You can use lapply (base R) or map (purrr package) to read and process all of the files with a single set of commands. lapply and map iterate over a vector or list (in this case a list or vector of file names), applying the same code to each element of the vector or list.
For example, in the code below, which uses map (map_df actually, which returns a single data frame, rather than a list of separate data frames), file_names is a vector of file names (or file paths + names, if the files aren't in the working directory). ...all processing steps... is all of the code in your question to process df into the form you desire:
library(tidyverse) # Loads several tidyverse packages, including purrr and dplyr
library(readxl)
single_data_frame = map_df(file_names, function(file) {
df = read_excel(file, sheet="EQUOTE")
... all processing steps ...
df
}
Now you have a single large data frame, generated from all of your Excel files. You can now save it as a csv file with, for example, write_csv(single_data_frame, "One_large_data_frame.csv").

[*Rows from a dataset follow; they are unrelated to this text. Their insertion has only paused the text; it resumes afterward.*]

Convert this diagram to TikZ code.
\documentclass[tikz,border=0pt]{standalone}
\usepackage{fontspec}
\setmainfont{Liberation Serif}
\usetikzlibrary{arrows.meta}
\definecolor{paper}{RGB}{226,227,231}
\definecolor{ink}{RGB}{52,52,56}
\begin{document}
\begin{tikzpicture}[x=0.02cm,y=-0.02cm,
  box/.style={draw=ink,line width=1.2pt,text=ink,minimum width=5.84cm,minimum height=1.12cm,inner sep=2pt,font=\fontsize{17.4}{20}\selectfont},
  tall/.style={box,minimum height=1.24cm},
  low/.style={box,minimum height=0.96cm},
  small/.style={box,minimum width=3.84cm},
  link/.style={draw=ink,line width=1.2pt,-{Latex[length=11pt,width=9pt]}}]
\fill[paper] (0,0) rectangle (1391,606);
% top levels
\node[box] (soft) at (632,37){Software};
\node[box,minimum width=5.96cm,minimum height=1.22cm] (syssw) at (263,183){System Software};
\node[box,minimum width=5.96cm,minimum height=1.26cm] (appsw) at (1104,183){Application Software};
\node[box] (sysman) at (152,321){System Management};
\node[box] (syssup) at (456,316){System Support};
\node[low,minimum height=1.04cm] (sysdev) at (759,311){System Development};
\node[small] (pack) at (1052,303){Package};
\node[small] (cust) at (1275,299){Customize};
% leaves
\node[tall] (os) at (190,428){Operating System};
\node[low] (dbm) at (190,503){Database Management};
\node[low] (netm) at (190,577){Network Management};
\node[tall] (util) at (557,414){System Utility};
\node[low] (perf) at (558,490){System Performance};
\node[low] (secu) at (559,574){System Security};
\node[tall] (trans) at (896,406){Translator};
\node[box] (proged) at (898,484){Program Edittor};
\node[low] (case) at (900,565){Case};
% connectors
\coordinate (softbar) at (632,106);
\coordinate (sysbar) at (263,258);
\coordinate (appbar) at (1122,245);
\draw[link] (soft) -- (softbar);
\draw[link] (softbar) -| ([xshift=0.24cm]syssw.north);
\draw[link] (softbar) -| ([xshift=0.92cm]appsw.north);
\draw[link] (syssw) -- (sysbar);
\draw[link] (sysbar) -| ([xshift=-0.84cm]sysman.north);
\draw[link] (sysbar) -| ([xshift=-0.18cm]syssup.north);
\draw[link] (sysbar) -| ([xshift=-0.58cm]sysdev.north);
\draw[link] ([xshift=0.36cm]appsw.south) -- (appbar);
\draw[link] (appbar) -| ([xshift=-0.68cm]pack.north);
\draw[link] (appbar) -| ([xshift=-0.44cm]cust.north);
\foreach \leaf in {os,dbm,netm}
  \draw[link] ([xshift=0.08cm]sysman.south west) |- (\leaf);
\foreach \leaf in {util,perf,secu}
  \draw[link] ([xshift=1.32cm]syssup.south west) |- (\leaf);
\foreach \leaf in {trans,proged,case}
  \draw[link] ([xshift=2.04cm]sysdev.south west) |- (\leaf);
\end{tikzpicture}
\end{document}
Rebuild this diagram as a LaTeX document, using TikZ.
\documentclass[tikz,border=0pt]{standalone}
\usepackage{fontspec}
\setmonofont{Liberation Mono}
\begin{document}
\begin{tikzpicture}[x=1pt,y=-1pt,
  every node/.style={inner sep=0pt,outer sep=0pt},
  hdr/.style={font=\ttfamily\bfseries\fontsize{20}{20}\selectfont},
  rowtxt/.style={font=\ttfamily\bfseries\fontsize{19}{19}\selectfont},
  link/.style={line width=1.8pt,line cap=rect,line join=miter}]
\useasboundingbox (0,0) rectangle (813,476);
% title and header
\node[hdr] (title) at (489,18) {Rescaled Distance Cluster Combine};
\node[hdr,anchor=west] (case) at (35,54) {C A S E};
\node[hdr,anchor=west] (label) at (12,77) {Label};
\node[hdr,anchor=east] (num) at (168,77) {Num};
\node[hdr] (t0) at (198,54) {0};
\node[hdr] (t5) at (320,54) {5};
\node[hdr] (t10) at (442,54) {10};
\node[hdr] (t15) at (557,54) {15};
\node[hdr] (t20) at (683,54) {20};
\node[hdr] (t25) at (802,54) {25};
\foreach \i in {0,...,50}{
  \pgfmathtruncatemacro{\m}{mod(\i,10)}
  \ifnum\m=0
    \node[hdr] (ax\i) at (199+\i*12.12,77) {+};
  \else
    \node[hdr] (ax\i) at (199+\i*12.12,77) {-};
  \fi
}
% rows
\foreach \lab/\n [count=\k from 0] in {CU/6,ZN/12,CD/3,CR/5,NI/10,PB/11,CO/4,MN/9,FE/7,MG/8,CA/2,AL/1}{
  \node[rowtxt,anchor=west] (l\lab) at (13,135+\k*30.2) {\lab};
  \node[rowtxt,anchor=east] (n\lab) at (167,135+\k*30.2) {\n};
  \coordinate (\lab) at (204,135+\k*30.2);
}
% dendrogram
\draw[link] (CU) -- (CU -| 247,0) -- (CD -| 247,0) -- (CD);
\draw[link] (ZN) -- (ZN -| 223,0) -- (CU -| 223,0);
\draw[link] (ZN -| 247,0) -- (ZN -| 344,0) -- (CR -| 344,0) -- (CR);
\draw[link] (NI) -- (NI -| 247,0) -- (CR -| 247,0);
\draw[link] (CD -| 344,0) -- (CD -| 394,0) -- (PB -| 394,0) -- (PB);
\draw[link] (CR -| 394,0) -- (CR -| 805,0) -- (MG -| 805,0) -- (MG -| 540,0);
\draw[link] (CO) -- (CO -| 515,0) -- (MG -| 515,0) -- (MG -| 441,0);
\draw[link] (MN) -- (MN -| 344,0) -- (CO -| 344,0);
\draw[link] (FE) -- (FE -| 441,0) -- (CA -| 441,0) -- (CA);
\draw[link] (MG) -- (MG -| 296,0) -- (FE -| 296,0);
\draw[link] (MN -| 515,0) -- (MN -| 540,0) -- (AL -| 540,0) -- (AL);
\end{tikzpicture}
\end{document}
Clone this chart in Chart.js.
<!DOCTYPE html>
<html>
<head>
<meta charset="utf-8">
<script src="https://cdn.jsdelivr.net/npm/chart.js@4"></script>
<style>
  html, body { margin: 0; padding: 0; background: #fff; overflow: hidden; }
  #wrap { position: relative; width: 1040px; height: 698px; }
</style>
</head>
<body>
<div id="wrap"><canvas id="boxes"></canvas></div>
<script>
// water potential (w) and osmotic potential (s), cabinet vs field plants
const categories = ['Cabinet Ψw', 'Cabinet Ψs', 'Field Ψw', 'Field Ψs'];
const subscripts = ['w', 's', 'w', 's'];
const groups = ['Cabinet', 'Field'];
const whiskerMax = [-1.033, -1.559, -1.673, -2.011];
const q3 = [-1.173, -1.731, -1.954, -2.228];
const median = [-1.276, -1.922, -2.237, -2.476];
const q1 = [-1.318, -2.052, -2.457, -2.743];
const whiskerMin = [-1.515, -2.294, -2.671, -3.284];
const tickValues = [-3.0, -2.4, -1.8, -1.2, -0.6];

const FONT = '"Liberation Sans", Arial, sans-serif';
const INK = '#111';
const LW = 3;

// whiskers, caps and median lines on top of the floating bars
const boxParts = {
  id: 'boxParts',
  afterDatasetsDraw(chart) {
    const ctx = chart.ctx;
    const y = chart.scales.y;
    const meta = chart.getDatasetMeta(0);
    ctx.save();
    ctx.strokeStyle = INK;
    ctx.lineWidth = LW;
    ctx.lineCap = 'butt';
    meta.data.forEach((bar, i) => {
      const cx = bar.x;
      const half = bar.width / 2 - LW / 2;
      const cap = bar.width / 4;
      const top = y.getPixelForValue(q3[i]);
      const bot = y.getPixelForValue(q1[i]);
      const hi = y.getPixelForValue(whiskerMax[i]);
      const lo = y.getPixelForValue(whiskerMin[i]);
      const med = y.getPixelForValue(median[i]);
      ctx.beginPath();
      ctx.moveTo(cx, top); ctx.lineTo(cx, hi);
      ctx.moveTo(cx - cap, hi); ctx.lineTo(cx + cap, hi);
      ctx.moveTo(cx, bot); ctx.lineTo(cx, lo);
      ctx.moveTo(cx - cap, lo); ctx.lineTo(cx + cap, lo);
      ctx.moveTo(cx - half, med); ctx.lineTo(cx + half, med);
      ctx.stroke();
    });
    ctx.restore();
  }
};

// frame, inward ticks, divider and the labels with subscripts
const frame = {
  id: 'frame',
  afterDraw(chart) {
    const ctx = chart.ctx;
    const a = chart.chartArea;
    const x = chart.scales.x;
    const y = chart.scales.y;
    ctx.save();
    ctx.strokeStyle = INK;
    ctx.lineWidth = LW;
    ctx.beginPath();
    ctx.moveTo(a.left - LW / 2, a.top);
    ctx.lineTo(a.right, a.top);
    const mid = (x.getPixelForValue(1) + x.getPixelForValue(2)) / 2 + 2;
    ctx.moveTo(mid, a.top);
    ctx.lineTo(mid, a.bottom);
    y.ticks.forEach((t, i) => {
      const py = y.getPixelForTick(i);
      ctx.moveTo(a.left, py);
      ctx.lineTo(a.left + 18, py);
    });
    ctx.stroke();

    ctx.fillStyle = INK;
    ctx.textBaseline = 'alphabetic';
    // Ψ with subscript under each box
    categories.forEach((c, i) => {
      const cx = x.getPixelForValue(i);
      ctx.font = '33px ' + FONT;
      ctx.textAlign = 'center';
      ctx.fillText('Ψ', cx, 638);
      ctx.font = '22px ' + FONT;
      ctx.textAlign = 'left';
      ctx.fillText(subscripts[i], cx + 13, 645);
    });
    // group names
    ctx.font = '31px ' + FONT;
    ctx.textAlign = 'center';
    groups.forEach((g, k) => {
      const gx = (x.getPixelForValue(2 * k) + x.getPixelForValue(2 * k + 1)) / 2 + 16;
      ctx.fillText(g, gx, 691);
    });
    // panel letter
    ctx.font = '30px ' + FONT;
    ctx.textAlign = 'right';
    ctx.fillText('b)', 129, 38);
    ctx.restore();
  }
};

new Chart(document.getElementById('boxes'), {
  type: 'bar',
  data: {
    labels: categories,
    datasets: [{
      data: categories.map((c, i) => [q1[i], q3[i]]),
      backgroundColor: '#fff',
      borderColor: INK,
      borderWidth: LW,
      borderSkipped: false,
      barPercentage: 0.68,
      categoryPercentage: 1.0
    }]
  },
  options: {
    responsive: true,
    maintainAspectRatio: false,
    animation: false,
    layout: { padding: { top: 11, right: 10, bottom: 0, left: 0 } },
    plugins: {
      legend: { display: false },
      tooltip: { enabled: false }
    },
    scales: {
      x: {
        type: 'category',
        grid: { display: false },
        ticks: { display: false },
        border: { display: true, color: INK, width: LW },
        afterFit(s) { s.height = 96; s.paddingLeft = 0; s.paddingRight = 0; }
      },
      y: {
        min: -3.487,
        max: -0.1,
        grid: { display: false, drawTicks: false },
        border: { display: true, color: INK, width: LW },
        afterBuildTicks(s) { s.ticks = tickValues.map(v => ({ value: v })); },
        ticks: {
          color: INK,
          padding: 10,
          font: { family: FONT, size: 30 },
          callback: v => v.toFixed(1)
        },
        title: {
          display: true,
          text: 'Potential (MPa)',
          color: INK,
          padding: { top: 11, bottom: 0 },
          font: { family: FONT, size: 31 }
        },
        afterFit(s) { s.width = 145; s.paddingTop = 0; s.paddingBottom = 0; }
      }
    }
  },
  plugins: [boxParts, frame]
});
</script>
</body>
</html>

There are probably other things you can do to simplify your code. For example, to rename the columns of df, you can use the recode function (from dplyr). We demonstrate this below by first changing the names of the built-in mtcars data frame to be similar to the names in your data. Then we use recode to change a few of the names:
# Rename mtcars data frame
set.seed(2)
names(mtcars) = paste0("X__", sample(1:11))
# Look at data frame
head(mtcars)
# Recode three of the column names
names(mtcars) = recode(names(mtcars),
X__1="New.1",
X__5="New.5",
X__9="New.9")
Or, if the order of the names is always the same, you can do (using your data structure):
names(df) = c('Product_Models','Qty','List_Price','Net_Price','Product_Code','Product_Series','Product_Group','Cat')
Alternatively, if your Excel files have column names, you can use the skip argument of read_excel to skip to the header row before reading in the data. That way, you'll get the correct column names directly from the Excel file. Since it looks like you also need to get the project name from the first few rows, you can read just those rows first with a separate call to read_excel and use the range argument, and/or the n_max argument to get only the relevant rows or cells for the project name.